**TO BE DONE**.
Give a verbatim copy of the lines below, minus the pictures.

# Start of DATA EXCERPT

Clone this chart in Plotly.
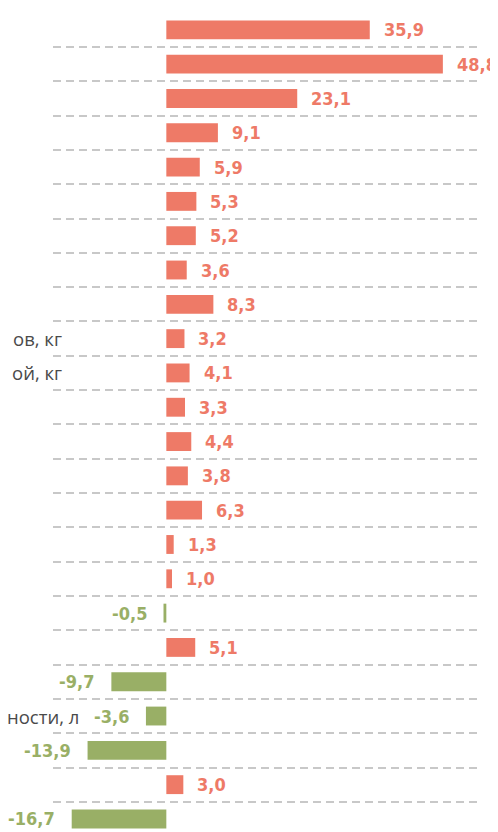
import plotly.graph_objects as go

# Data (top to bottom)
values = [35.9, 48.8, 23.1, 9.1, 5.9, 5.3, 5.2, 3.6, 8.3, 3.2, 4.1, 3.3,
          4.4, 3.8, 6.3, 1.3, 1.0, -0.5, 5.1, -9.7, -3.6, -13.9, 3.0, -16.7]
# Category labels (only fragments visible in the reference; the rest is cropped)
categories = ["", "", "", "", "", "", "", "", "", "ов, кг", "ой, кг", "",
              "", "", "", "", "", "", "", "", "ности, л", "", "", ""]

RED = "#EE7A67"
GREEN = "#99AF66"
positions = list(range(len(values)))
colors = [RED if v >= 0 else GREEN for v in values]

fig = go.Figure(
    go.Bar(
        x=values,
        y=positions,
        orientation="h",
        marker=dict(color=colors, line=dict(width=0)),
        width=0.55,
        hoverinfo="skip",
    )
)

num_font = "DejaVu Sans Condensed, Liberation Sans Narrow, sans-serif"
annotations = []
for i, v in enumerate(values):
    txt = f"{v:.1f}".replace(".", ",")
    annotations.append(dict(
        x=v, y=i, xref="x", yref="y", text=f"<b>{txt}</b>", showarrow=False,
        xanchor="left" if v >= 0 else "right",
        xshift=12 if v >= 0 else -15,
        font=dict(family=num_font, size=18, color=colors[i]),
    ))

# Category labels: right-aligned near the left edge (mostly cropped in reference)
for i, c in enumerate(categories):
    if not c:
        continue
    anchor_x = -15.0 if values[i] < 0 and abs(values[i]) < 5 else -18.1
    annotations.append(dict(
        x=anchor_x, y=i, xref="x", yref="y", text=c, showarrow=False,
        xanchor="right", yanchor="middle",
        font=dict(family="Open Sans, Noto Sans, sans-serif", size=18.5, color="#4a4a4a"),
    ))

# The page body adds an 8px offset, so the figure is 8px smaller than the window
fig.update_layout(
    width=490, height=824,
    margin=dict(l=45, r=20, t=4, b=0),
    paper_bgcolor="white", plot_bgcolor="white",
    showlegend=False,
    annotations=annotations,
    xaxis=dict(range=[-20, 55], showgrid=False, zeroline=False,
               showticklabels=False, ticks=""),
    yaxis=dict(range=[23.38, -0.52], tickmode="array",
               tickvals=[i - 0.5 for i in range(len(values) + 1)],
               showticklabels=False, ticks="", zeroline=False,
               showgrid=True, gridcolor="#c8c8c8", gridwidth=2,
               griddash="8px,5px"),
)

fig.write_html("out.html")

# End of DATA EXCERPT

**SOLUTION BELOW**.
Clone this chart in Plotly.
import plotly.graph_objects as go

# Data (top to bottom)
values = [35.9, 48.8, 23.1, 9.1, 5.9, 5.3, 5.2, 3.6, 8.3, 3.2, 4.1, 3.3,
          4.4, 3.8, 6.3, 1.3, 1.0, -0.5, 5.1, -9.7, -3.6, -13.9, 3.0, -16.7]
# Category labels (only fragments visible in the reference; the rest is cropped)
categories = ["", "", "", "", "", "", "", "", "", "ов, кг", "ой, кг", "",
              "", "", "", "", "", "", "", "", "ности, л", "", "", ""]

RED = "#EE7A67"
GREEN = "#99AF66"
positions = list(range(len(values)))
colors = [RED if v >= 0 else GREEN for v in values]

fig = go.Figure(
    go.Bar(
        x=values,
        y=positions,
        orientation="h",
        marker=dict(color=colors, line=dict(width=0)),
        width=0.55,
        hoverinfo="skip",
    )
)

num_font = "DejaVu Sans Condensed, Liberation Sans Narrow, sans-serif"
annotations = []
for i, v in enumerate(values):
    txt = f"{v:.1f}".replace(".", ",")
    annotations.append(dict(
        x=v, y=i, xref="x", yref="y", text=f"<b>{txt}</b>", showarrow=False,
        xanchor="left" if v >= 0 else "right",
        xshift=12 if v >= 0 else -15,
        font=dict(family=num_font, size=18, color=colors[i]),
    ))

# Category labels: right-aligned near the left edge (mostly cropped in reference)
for i, c in enumerate(categories):
    if not c:
        continue
    anchor_x = -15.0 if values[i] < 0 and abs(values[i]) < 5 else -18.1
    annotations.append(dict(
        x=anchor_x, y=i, xref="x", yref="y", text=c, showarrow=False,
        xanchor="right", yanchor="middle",
        font=dict(family="Open Sans, Noto Sans, sans-serif", size=18.5, color="#4a4a4a"),
    ))

# The page body adds an 8px offset, so the figure is 8px smaller than the window
fig.update_layout(
    width=490, height=824,
    margin=dict(l=45, r=20, t=4, b=0),
    paper_bgcolor="white", plot_bgcolor="white",
    showlegend=False,
    annotations=annotations,
    xaxis=dict(range=[-20, 55], showgrid=False, zeroline=False,
               showticklabels=False, ticks=""),
    yaxis=dict(range=[23.38, -0.52], tickmode="array",
               tickvals=[i - 0.5 for i in range(len(values) + 1)],
               showticklabels=False, ticks="", zeroline=False,
               showgrid=True, gridcolor="#c8c8c8", gridwidth=2,
               griddash="8px,5px"),
)

fig.write_html("out.html")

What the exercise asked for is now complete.